There’s a time to take action and have faith. And there’s a time to do the deep work of Practice. Sometimes action and practice occur simultaneously. That’s why I’ve made it my mission to help leaders establish a practice zone environment where good things mature while action is happening.
As a keynote speaker and trainer who has led teams to some significant results, I’m often asked, “Greg, How can I motivate my people?”
It makes me flinch.
I understand the question, and I know the vicious cycle it represents.
Recently I read this in Mark 4:26. “… a man scatters seed on the ground. Night and day, whether he sleeps or gets up, the seed sprouts and grows, though he does not know how.”
The problem with “results” is that we can’t get them without planting seed.
We can’t legislate RESULTS. As leaders, we’re quick to identify the ‘problem’ with employees “these days”. If you’re looking for a conversation starter, you’ll draw a crowd with this one.
Sowing seed isn’t reactionary. We don’t do it to fix a problem or get a quick win. We sow seed because it’s a core value, and we know it will yield a harvest (even if some of the seed doesn’t take).
Your people are BEGGING to be part of the mission and to become the best they can be.
And… they are looking to you to take them there.
They’re counting on you to sow the seed.
Call me Crazy
I want to be known as a leader who is planting the seed.

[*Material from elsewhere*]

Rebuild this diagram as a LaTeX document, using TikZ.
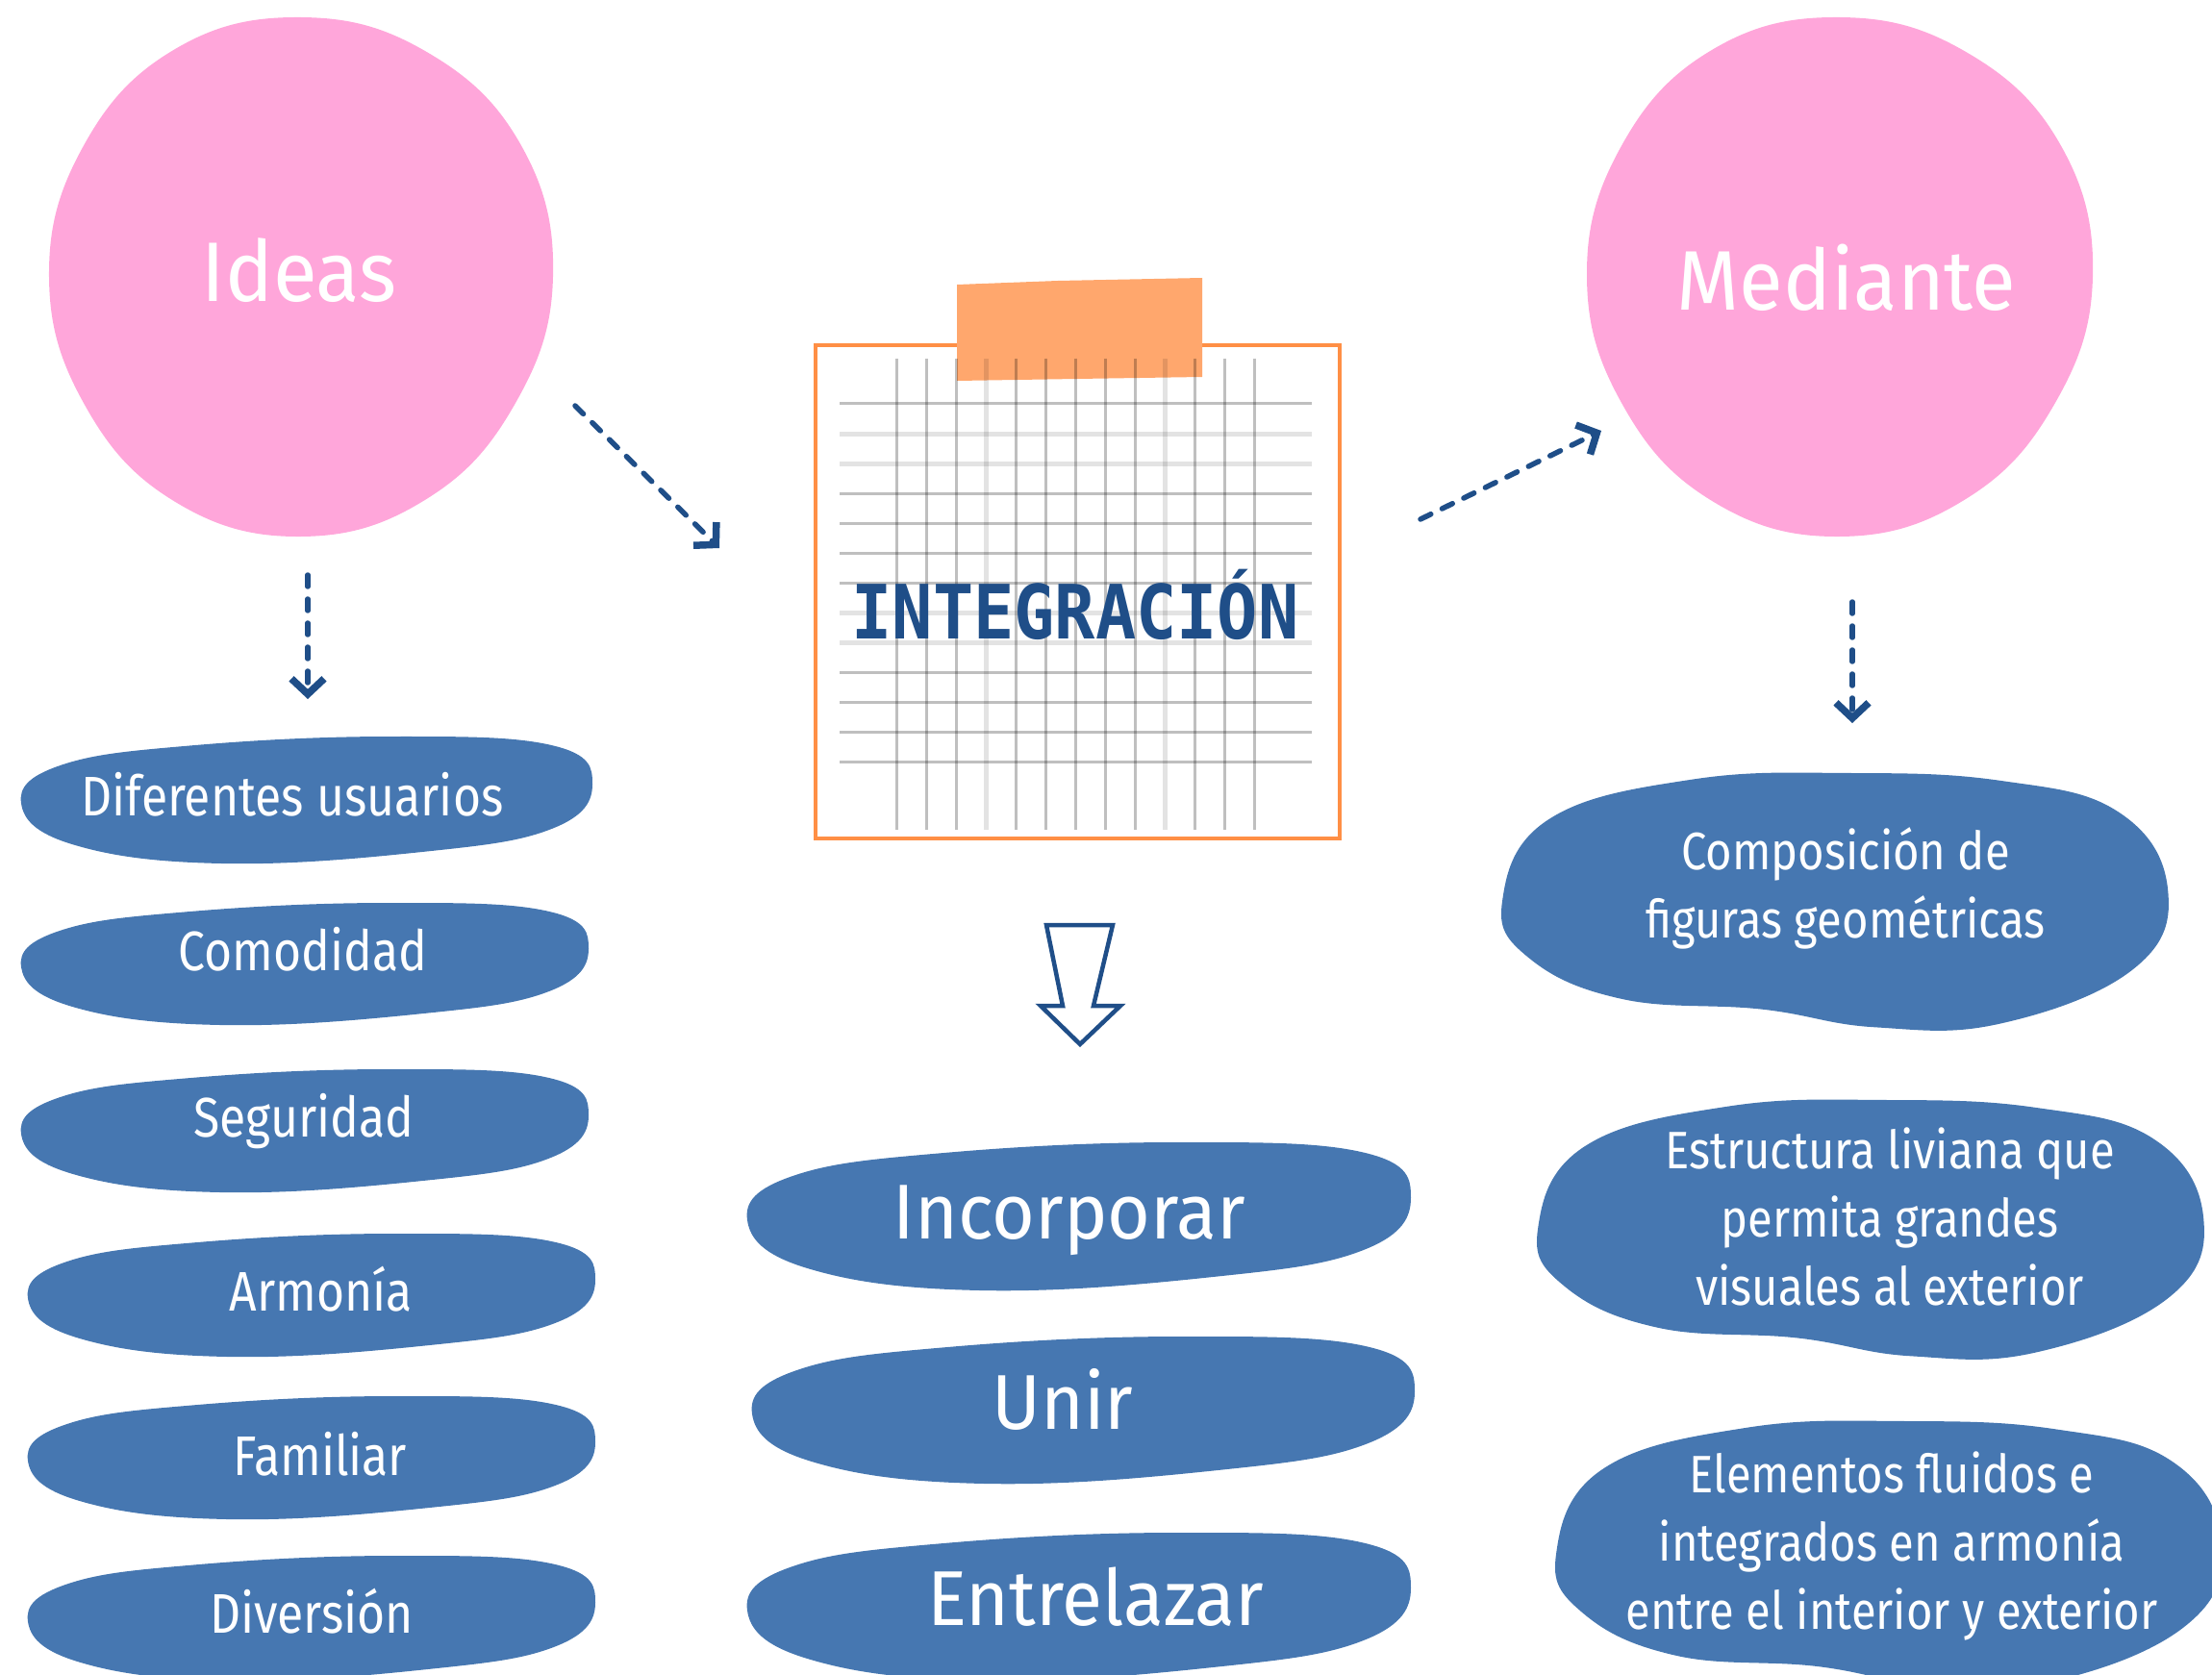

When you’re ready to assume the true role of leadership, it’ll look like this.
· You’re sowing seed into the lives of others to see where the good soil is.
· You don’t have to control ‘how’ it grows, only that you sowed good seed.
· You’ll spend more time cultivating and fertilizing and less time isolating and legislating.
· Your time will be spent in training and equipping those who will reproduce the seed you’ve sown in them.
· You will create a harvest in the lives of others, far beyond the purpose that brought you together.
· You’ll experience true satisfaction and significance, far beyond financial success.
The problem with getting results is when it gets in the way of the cascading harvest you’ll experience from planting good seed as your highest priority. Don’t just keep replacing soldiers. Get in the practice zone with them and turn them into great WARRIORS.